The change from this kind of lyrical, metaphorical evocation of intangible though sensuously suggested impressions to the precise and literal, almost cinematic details of the physical effect of this breeze from another world seems to me beautifully judged as a way of grounding and consolidating the unearthly apparition.
It hardly needs saying that as well as being intensely sensuous, the writing is also intensely erotic, or begins by being so. We are encountering Venus, after all. What perhaps comes as a shock is the second half of the passage, after the yearnings and fondlings of sexual desire. Again, this shift from eros to Charity uses contrast to quicken and intensify our responses. It’s brilliantly original, astonishing and seizing our imaginations in the detail of its phrasing and in the sheer physicality with which it gives concrete force and immediacy to something we usually conceive in abstract terms. Before the abstract reflection, six trenchant strokes of description, each surprising in itself, are followed by the startling turn of the seventh: “It was fiery, sharp, bright and ruthless, ready to kill, ready to die, outspeeding light”; after it come the yet more physical sentences “They were blinded, scorched, deafened. They thought it would burn their bones.”

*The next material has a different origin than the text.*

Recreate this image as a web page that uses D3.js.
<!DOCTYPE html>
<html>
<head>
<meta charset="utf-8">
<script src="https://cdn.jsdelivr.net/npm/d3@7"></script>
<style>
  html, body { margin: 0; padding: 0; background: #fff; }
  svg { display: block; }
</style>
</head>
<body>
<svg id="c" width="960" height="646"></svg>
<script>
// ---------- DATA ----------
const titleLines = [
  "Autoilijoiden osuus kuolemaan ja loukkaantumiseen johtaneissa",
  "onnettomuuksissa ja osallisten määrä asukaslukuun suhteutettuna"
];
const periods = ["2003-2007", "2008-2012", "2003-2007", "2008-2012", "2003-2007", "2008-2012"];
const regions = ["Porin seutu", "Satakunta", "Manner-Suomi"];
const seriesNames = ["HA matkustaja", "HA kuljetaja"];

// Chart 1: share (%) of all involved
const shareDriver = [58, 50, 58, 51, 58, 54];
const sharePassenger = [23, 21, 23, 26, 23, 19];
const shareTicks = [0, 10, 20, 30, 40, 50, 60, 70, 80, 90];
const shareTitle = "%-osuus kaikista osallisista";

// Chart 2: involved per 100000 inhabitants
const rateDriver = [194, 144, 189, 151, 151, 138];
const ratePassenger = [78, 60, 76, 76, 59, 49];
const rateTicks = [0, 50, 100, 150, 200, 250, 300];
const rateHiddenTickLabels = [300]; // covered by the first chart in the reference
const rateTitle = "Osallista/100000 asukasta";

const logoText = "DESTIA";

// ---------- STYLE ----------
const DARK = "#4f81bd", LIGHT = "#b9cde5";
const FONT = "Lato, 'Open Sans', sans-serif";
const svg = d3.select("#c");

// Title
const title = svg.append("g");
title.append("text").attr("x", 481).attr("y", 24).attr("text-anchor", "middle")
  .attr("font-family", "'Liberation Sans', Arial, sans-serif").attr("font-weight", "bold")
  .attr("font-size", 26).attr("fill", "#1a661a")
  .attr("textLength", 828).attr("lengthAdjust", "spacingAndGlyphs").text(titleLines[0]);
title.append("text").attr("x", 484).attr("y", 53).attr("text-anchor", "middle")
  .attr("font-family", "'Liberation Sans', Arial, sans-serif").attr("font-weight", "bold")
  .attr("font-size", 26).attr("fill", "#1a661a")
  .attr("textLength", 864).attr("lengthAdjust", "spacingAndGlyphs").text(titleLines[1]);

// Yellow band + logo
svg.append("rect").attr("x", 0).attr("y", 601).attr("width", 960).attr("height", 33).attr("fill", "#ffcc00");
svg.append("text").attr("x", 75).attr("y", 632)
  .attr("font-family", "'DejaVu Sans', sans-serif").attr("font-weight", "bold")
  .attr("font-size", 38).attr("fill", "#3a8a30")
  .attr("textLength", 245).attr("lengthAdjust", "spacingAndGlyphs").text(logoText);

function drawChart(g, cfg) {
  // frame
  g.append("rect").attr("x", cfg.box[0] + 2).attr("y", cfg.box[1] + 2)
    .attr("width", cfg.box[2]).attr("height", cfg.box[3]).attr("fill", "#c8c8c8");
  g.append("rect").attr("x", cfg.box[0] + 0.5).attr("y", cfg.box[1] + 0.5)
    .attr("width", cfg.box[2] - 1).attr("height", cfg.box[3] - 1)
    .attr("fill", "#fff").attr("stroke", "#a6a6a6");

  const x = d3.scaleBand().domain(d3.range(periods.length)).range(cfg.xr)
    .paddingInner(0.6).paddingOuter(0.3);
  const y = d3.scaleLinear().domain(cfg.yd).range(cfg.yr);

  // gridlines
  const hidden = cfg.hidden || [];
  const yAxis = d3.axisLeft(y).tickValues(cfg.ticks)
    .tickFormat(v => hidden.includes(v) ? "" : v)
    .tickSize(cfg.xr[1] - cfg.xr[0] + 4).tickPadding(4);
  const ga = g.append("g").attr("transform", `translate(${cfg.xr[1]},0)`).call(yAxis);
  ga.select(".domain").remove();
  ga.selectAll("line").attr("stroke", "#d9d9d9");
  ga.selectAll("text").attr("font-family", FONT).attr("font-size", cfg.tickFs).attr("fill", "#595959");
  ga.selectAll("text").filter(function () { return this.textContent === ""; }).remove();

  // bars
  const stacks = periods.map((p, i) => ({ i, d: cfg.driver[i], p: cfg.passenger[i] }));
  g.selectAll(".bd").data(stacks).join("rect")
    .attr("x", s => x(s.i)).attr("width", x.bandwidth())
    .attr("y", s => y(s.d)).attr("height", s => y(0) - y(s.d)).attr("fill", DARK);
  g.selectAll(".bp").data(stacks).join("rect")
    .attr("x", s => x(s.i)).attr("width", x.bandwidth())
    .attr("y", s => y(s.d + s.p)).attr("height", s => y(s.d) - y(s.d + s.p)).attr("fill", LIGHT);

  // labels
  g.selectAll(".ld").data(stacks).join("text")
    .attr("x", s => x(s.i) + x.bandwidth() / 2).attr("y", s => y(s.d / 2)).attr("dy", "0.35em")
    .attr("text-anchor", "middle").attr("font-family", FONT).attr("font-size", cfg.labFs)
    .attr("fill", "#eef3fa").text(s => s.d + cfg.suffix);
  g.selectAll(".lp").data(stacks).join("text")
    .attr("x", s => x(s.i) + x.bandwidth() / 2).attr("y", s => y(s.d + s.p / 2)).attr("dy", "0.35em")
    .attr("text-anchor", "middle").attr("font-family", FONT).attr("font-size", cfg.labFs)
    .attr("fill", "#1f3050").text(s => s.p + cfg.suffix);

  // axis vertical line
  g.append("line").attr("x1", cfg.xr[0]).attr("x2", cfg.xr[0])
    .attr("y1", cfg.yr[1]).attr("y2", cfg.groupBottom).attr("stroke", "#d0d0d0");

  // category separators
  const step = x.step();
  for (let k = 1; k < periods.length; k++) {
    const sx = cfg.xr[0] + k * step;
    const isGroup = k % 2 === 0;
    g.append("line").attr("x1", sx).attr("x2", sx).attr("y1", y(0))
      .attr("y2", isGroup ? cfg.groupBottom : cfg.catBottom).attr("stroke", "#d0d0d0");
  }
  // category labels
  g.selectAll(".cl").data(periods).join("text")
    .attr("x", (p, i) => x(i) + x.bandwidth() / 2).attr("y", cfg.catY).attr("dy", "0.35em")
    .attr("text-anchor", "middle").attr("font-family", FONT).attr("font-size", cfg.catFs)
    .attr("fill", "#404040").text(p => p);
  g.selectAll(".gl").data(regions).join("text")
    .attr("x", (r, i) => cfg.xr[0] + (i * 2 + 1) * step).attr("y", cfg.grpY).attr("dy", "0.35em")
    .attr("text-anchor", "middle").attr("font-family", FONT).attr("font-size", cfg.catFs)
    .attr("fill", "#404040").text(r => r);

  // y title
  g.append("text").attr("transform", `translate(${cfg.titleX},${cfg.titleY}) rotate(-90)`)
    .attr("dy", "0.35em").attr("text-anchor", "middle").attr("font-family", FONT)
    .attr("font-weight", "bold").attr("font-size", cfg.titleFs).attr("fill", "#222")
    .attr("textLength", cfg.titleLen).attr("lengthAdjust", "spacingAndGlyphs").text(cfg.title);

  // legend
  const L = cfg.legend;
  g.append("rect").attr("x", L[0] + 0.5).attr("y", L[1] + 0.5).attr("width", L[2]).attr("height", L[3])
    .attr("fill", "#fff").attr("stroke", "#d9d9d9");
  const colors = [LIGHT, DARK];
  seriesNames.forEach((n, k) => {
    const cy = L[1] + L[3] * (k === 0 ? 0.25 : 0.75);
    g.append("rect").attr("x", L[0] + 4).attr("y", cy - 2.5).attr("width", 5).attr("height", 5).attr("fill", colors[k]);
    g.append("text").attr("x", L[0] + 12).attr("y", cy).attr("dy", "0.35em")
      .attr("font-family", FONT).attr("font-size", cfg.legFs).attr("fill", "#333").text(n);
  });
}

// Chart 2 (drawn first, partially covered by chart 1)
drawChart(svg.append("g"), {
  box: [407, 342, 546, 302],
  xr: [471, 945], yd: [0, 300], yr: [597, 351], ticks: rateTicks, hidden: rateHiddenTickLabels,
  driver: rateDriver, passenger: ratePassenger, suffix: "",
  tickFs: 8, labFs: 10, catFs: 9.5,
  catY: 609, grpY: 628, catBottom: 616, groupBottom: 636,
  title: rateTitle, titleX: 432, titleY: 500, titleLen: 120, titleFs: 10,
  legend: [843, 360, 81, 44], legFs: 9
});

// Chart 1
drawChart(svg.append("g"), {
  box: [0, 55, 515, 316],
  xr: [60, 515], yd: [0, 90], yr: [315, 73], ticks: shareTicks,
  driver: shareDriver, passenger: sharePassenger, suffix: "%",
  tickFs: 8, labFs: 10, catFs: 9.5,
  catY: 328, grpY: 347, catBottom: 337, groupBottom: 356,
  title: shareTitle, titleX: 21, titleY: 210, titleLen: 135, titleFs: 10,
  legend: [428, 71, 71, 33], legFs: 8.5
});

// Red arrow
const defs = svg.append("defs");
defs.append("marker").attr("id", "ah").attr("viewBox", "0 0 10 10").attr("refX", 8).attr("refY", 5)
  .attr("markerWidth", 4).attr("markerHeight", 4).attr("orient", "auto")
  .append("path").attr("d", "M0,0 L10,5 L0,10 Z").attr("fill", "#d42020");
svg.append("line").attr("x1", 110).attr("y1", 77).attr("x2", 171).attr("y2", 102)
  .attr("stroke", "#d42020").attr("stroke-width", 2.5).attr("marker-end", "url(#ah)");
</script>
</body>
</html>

I’m focusing here on the essentially poetic nature of the way this passage is written. I’ll finish with saying that for me there’s a strong kinaesthetic pleasure in the dynamics of the sentences themselves, in the variety of their shaping and in the sense they give of a swiftly evolving series of revelations as they develop. I’ll leave aside the forces that seem to be moving below their surface and maybe come back to them another time. In a way I just want to put the passage out there because it means so much to me and I haven’t seen other fans of Lewis’s work talking about it (Ward probably does but it’s too long since I read Planet Narnia for me to remember).